» Given instruction: Below is a set of records; print all of them exactly as written.

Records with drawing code
-------------------------
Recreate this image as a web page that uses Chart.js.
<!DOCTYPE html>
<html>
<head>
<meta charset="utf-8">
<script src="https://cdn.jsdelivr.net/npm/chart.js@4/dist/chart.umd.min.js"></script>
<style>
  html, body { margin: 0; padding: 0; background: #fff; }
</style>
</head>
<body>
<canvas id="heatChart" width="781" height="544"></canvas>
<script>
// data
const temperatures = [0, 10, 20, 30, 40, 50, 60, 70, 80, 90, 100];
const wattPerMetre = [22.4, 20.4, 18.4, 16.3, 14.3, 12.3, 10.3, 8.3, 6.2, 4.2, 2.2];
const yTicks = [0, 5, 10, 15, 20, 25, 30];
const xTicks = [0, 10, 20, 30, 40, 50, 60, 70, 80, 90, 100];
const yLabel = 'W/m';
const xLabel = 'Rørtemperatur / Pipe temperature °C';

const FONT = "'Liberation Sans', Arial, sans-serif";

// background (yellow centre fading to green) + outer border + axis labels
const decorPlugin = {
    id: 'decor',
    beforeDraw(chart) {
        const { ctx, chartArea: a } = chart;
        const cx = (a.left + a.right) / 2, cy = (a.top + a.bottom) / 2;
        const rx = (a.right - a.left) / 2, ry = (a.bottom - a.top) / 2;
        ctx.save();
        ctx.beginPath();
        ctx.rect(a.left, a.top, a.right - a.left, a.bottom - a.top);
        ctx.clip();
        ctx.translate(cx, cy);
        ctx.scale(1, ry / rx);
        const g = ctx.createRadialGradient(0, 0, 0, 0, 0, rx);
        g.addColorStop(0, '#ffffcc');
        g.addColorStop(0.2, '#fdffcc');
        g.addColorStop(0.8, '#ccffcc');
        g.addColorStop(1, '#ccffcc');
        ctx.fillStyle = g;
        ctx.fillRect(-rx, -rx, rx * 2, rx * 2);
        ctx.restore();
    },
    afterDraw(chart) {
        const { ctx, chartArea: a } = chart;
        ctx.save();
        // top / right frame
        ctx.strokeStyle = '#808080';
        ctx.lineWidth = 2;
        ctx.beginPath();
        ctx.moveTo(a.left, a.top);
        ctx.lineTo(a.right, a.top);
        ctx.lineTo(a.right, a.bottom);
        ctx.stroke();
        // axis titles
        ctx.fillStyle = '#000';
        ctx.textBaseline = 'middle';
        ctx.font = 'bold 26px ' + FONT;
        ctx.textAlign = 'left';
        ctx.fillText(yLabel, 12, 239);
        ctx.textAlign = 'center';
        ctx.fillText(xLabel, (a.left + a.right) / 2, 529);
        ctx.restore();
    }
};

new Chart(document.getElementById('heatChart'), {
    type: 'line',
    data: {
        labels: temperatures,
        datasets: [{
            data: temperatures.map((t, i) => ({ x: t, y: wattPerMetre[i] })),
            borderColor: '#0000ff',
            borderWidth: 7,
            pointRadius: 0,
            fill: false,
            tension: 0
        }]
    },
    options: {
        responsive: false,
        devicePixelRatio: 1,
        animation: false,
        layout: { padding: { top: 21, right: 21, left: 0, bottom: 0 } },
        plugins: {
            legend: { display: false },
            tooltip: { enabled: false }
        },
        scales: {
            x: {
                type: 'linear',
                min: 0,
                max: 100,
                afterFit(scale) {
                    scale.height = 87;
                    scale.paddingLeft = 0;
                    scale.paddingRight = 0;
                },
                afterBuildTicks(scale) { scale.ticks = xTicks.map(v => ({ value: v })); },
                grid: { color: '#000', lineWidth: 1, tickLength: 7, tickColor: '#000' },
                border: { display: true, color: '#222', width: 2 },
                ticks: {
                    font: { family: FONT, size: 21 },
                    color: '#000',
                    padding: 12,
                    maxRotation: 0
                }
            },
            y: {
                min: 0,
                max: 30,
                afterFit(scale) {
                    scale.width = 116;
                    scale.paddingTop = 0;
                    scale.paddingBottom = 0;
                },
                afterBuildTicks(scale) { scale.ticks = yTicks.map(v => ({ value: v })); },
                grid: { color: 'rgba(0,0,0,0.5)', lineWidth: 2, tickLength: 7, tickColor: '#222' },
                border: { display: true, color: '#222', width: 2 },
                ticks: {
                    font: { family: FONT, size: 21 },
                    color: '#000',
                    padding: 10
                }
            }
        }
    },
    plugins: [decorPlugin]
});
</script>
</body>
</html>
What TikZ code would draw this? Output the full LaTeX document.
-------------------------
» The answer:
Recreate this image as a web page that uses Chart.js.
<!DOCTYPE html>
<html>
<head>
<meta charset="utf-8">
<script src="https://cdn.jsdelivr.net/npm/chart.js@4/dist/chart.umd.min.js"></script>
<style>
  html, body { margin: 0; padding: 0; background: #fff; }
</style>
</head>
<body>
<canvas id="heatChart" width="781" height="544"></canvas>
<script>
// data
const temperatures = [0, 10, 20, 30, 40, 50, 60, 70, 80, 90, 100];
const wattPerMetre = [22.4, 20.4, 18.4, 16.3, 14.3, 12.3, 10.3, 8.3, 6.2, 4.2, 2.2];
const yTicks = [0, 5, 10, 15, 20, 25, 30];
const xTicks = [0, 10, 20, 30, 40, 50, 60, 70, 80, 90, 100];
const yLabel = 'W/m';
const xLabel = 'Rørtemperatur / Pipe temperature °C';

const FONT = "'Liberation Sans', Arial, sans-serif";

// background (yellow centre fading to green) + outer border + axis labels
const decorPlugin = {
    id: 'decor',
    beforeDraw(chart) {
        const { ctx, chartArea: a } = chart;
        const cx = (a.left + a.right) / 2, cy = (a.top + a.bottom) / 2;
        const rx = (a.right - a.left) / 2, ry = (a.bottom - a.top) / 2;
        ctx.save();
        ctx.beginPath();
        ctx.rect(a.left, a.top, a.right - a.left, a.bottom - a.top);
        ctx.clip();
        ctx.translate(cx, cy);
        ctx.scale(1, ry / rx);
        const g = ctx.createRadialGradient(0, 0, 0, 0, 0, rx);
        g.addColorStop(0, '#ffffcc');
        g.addColorStop(0.2, '#fdffcc');
        g.addColorStop(0.8, '#ccffcc');
        g.addColorStop(1, '#ccffcc');
        ctx.fillStyle = g;
        ctx.fillRect(-rx, -rx, rx * 2, rx * 2);
        ctx.restore();
    },
    afterDraw(chart) {
        const { ctx, chartArea: a } = chart;
        ctx.save();
        // top / right frame
        ctx.strokeStyle = '#808080';
        ctx.lineWidth = 2;
        ctx.beginPath();
        ctx.moveTo(a.left, a.top);
        ctx.lineTo(a.right, a.top);
        ctx.lineTo(a.right, a.bottom);
        ctx.stroke();
        // axis titles
        ctx.fillStyle = '#000';
        ctx.textBaseline = 'middle';
        ctx.font = 'bold 26px ' + FONT;
        ctx.textAlign = 'left';
        ctx.fillText(yLabel, 12, 239);
        ctx.textAlign = 'center';
        ctx.fillText(xLabel, (a.left + a.right) / 2, 529);
        ctx.restore();
    }
};

new Chart(document.getElementById('heatChart'), {
    type: 'line',
    data: {
        labels: temperatures,
        datasets: [{
            data: temperatures.map((t, i) => ({ x: t, y: wattPerMetre[i] })),
            borderColor: '#0000ff',
            borderWidth: 7,
            pointRadius: 0,
            fill: false,
            tension: 0
        }]
    },
    options: {
        responsive: false,
        devicePixelRatio: 1,
        animation: false,
        layout: { padding: { top: 21, right: 21, left: 0, bottom: 0 } },
        plugins: {
            legend: { display: false },
            tooltip: { enabled: false }
        },
        scales: {
            x: {
                type: 'linear',
                min: 0,
                max: 100,
                afterFit(scale) {
                    scale.height = 87;
                    scale.paddingLeft = 0;
                    scale.paddingRight = 0;
                },
                afterBuildTicks(scale) { scale.ticks = xTicks.map(v => ({ value: v })); },
                grid: { color: '#000', lineWidth: 1, tickLength: 7, tickColor: '#000' },
                border: { display: true, color: '#222', width: 2 },
                ticks: {
                    font: { family: FONT, size: 21 },
                    color: '#000',
                    padding: 12,
                    maxRotation: 0
                }
            },
            y: {
                min: 0,
                max: 30,
                afterFit(scale) {
                    scale.width = 116;
                    scale.paddingTop = 0;
                    scale.paddingBottom = 0;
                },
                afterBuildTicks(scale) { scale.ticks = yTicks.map(v => ({ value: v })); },
                grid: { color: 'rgba(0,0,0,0.5)', lineWidth: 2, tickLength: 7, tickColor: '#222' },
                border: { display: true, color: '#222', width: 2 },
                ticks: {
                    font: { family: FONT, size: 21 },
                    color: '#000',
                    padding: 10
                }
            }
        }
    },
    plugins: [decorPlugin]
});
</script>
</body>
</html>
What TikZ code would draw this? Output the full LaTeX document.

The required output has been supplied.